Lorsque les voisins sont intervenus, Emily a finalement pu échapper aux mains de son bourreau et s’est réfugiée chez eux. De là, elle a alerté les limiers du poste de police de Barkly, qui sont venus la récupérer et l’ont conduite à l’hôpital Jeetoo pour qu’elle puisse y recevoir des soins. «Ce qui s’est passé par la suite est encore flou dans ma tête. J’ai perdu connaissance à plusieurs reprises et j’avais les yeux tellement gonflés à cause des coups reçus que je pouvais à peine voir quels examens les médecins effectuaient. Je me souviens uniquement du moment où on m’a fait mes points de suture à la main à cause de la douleur.» Elle profite, par ailleurs, de l’occasion pour remercier une inconnue qui lui a tenu compagnie jusqu’à l’arrivée de ses proches. «Dernye zafer mo rapel apre, se kan monn rant dan lasal ek mo bann kamarad inn dir mwa repoze, ki le landemin zot pou vinn get mwa.»
Durant son hospitalisation, dit Emily, «monn rann mwa kont ki lavi importan ek ki nimport kan mo kav perdi li. Passer aussi près de la mort m’a fait réaliser que la vie est précieuse. Dan ler mo ti pe gagn bate, se zis zimaz mo ti garson kinn vinn dan mo latet. J’ai même pensé que je ne m’en sortirais pas vivante». Elle se dit soulagée que son fils de 7 ans était chez sa marraine le jour de son agression et n’a pas assisté à la scène. «Azordi, mo pa fini dir mwa ki mo ti kapav perdi mo lavi. Mo sagrin mo pann ale avan.» Trois jours après son agression, la jeune femme a eu l’autorisation des médecins de sortir de l’hôpital. Elle est alors allée passer quelques jours chez une amie. Elle lance un appel à la population afin qu’elle l’aide à trouver une maison à louer dans la région de Beau-Bassin/Rose-Hill pour pouvoir recommencer à zéro avec son enfant. Elle est joignable sur le 5452 2936.
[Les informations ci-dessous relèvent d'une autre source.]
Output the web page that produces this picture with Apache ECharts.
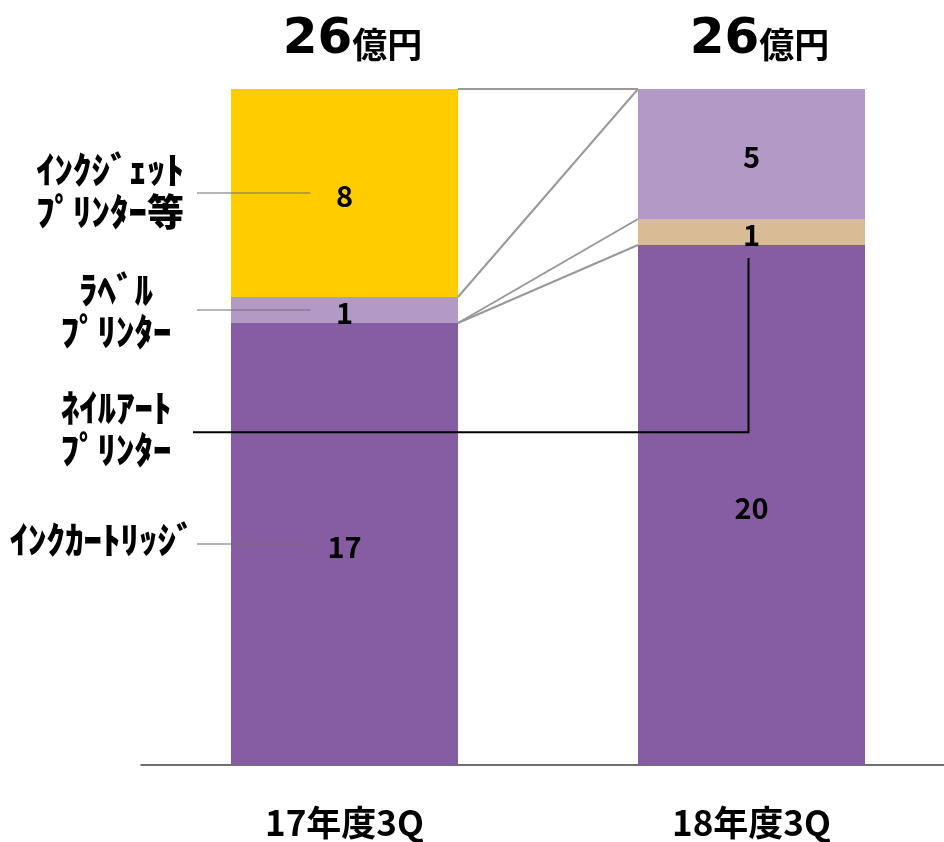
<!DOCTYPE html>
<html>
<head>
<meta charset="utf-8">
<script src="https://cdn.jsdelivr.net/npm/echarts@6/dist/echarts.min.js"></script>
<style>
  html, body { margin: 0; padding: 0; background: #fff; }
  #chart { width: 944px; height: 842px; }
</style>
</head>
<body>
<div id="chart"></div>
<script>
const categories = ['17年度3Q', '18年度3Q']
const cartridge = [17, 20]
const nailArt = ['-', 1]
const labelPrinter = [1, 5]
const inkjet = [8, '-']
const totalLabel = '億円'

const FONT = 'Noto Sans CJK JP'
const BAR_W = 227

const chart = echarts.init(document.getElementById('chart'))

function seg (name, data, color) {
  return {
    name: name,
    type: 'bar',
    stack: 'total',
    barWidth: BAR_W,
    data: data,
    itemStyle: { color: color },
    label: {
      show: true,
      position: 'inside',
      color: '#000',
      fontFamily: FONT,
      fontWeight: 'bold',
      fontSize: 29,
      offset: [0, 3]
    },
    emphasis: { disabled: true }
  }
}

chart.setOption({
  animation: false,
  grid: { left: 141, right: -11, top: 89, bottom: 77, outerBoundsMode: 'none', containLabel: false },
  xAxis: {
    type: 'category',
    data: categories,
    axisTick: { show: false },
    axisLine: { lineStyle: { color: '#404040', width: 1.5 } },
    axisLabel: {
      margin: 40,
      color: '#000',
      fontFamily: FONT,
      fontWeight: 'bold',
      fontSize: 35
    }
  },
  yAxis: { type: 'value', min: 0, max: 26, show: false, splitLine: { show: false } },
  series: [
    seg('インクカートリッジ', cartridge, '#865CA2'),
    seg('ネイルアートプリンター', nailArt, '#D9BB95'),
    seg('ラベルプリンター', labelPrinter, '#B399C6'),
    seg('インクジェットプリンター等', inkjet, '#FFCC00')
  ]
})

function px (ci, v) {
  return chart.convertToPixel({ gridIndex: 0 }, [ci, v])
}
function num (v) { return v === '-' ? 0 : v }

const stacks = [cartridge, nailArt, labelPrinter, inkjet]
function cum (ci) {
  let s = 0
  const out = []
  stacks.forEach(function (arr) {
    if (arr[ci] !== '-') { s += num(arr[ci]); out.push(s) }
  })
  return out
}
const leftCum = cum(0)
const rightCum = cum(1)
const half = BAR_W / 2

const graphics = []
const gray = '#999'

// connecting lines between bars
const pairs = [
  [leftCum[2], rightCum[2]],
  [leftCum[1], rightCum[2]],
  [leftCum[0], rightCum[1]],
  [leftCum[0], rightCum[0]]
]
pairs.forEach(function (p) {
  const a = px(0, p[0])
  const b = px(1, p[1])
  graphics.push({
    type: 'line',
    z: 100,
    shape: { x1: a[0] + half, y1: a[1], x2: b[0] - half, y2: b[1] },
    style: { stroke: gray, lineWidth: 2 }
  })
})

// totals above bars
categories.forEach(function (c, ci) {
  const total = stacks.reduce(function (s, arr) { return s + num(arr[ci]) }, 0)
  const p = px(ci, total)
  graphics.push({
    type: 'text',
    z: 100,
    x: p[0] + 8,
    y: p[1] - 49,
    style: {
      text: '{a|' + total + '}{b|' + totalLabel + '}',
      align: 'center',
      verticalAlign: 'middle',
      rich: {
        a: { fontFamily: 'DejaVu Sans', fontWeight: 'bold', fontSize: 50, fill: '#000' },
        b: { fontFamily: FONT, fontWeight: 'bold', fontSize: 35, fill: '#000', padding: [10, 0, 0, 0] }
      }
    }
  })
})

// leader lines from left labels
const leaderYs = [
  (leftCum[1] + leftCum[2]) / 2,
  (leftCum[0] + leftCum[1]) / 2,
  leftCum[0] / 2
]
leaderYs.forEach(function (v) {
  const p = px(0, v)
  graphics.push({
    type: 'line',
    z: 100,
    shape: { x1: 197, y1: p[1], x2: p[0] - 34, y2: p[1] },
    style: { stroke: '#6f6f6f', lineWidth: 1.2 }
  })
})

// nail art leader
const n1 = px(1, 12.8)
const n2 = px(1, 19.5)
graphics.push({
  type: 'polyline',
  z: 100,
  shape: { points: [[193, n1[1]], [n1[0] - 3, n1[1]], [n2[0] - 3, n2[1]]] },
  style: { stroke: '#000', lineWidth: 2, fill: null }
})

// category names on the left
const names = [
  { text: 'ｲﾝｸｼﾞｪｯﾄ\nﾌﾟﾘﾝﾀｰ等', x: 110, y: 191 },
  { text: 'ﾗﾍﾞﾙ\nﾌﾟﾘﾝﾀｰ', x: 116, y: 311 },
  { text: 'ﾈｲﾙｱｰﾄ\nﾌﾟﾘﾝﾀｰ', x: 116, y: 429 },
  { text: 'ｲﾝｸｶｰﾄﾘｯｼﾞ', x: 102, y: 540 }
]
names.forEach(function (n) {
  graphics.push({
    type: 'text',
    z: 100,
    x: n.x,
    y: n.y,
    style: {
      text: n.text,
      align: 'center',
      verticalAlign: 'middle',
      fontFamily: FONT,
      fontWeight: 900,
      fontSize: 37,
      lineHeight: 42,
      fill: '#000'
    }
  })
})

chart.setOption({ graphic: graphics })
</script>
</body>
</html>
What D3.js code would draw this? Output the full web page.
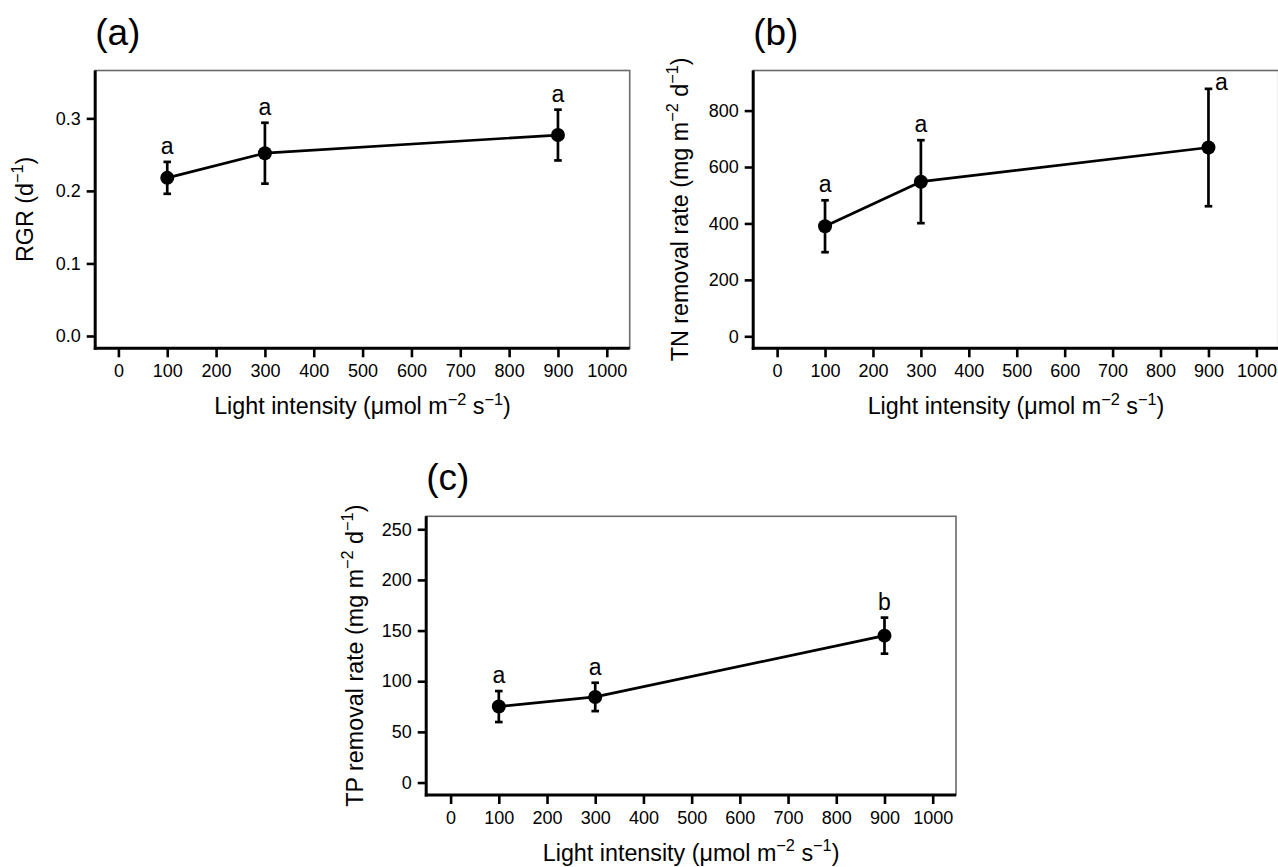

Par ailleurs, Jeremy Solamaley a donné du fil à retordre aux hommes du chef inspecteur Rajesh Moorghen car il avait quitté son domicile en apprenant que la police était à sa recherche. Ce n’est que dans la matinée du jeudi 6 avril qu’il s’est livré à la police de Barkly. Il a comparu devant le tribunal de Rose-Hill le même jour, sous une accusation provisoire de tentative de meurtre, avant d’être reconduit en cellule, la police ayant objecté à sa remise en liberté. Une reconstitution des faits devrait avoir lieu une fois la victime remise de ses blessures.
Consciente d’avoir échappé à la mort, Emily demande aux autres personnes subissant le même sort de «ne pas se voiler la face» : «Il ne faut pas vous imaginer que lorsque c’est arrivé une fois, cela n’arrivera pas à nouveau. Cessez de trouver des excuses à votre partenaire. Si zot pou pardonn li, li pou kontigne ziska zot perdi zot lavi.»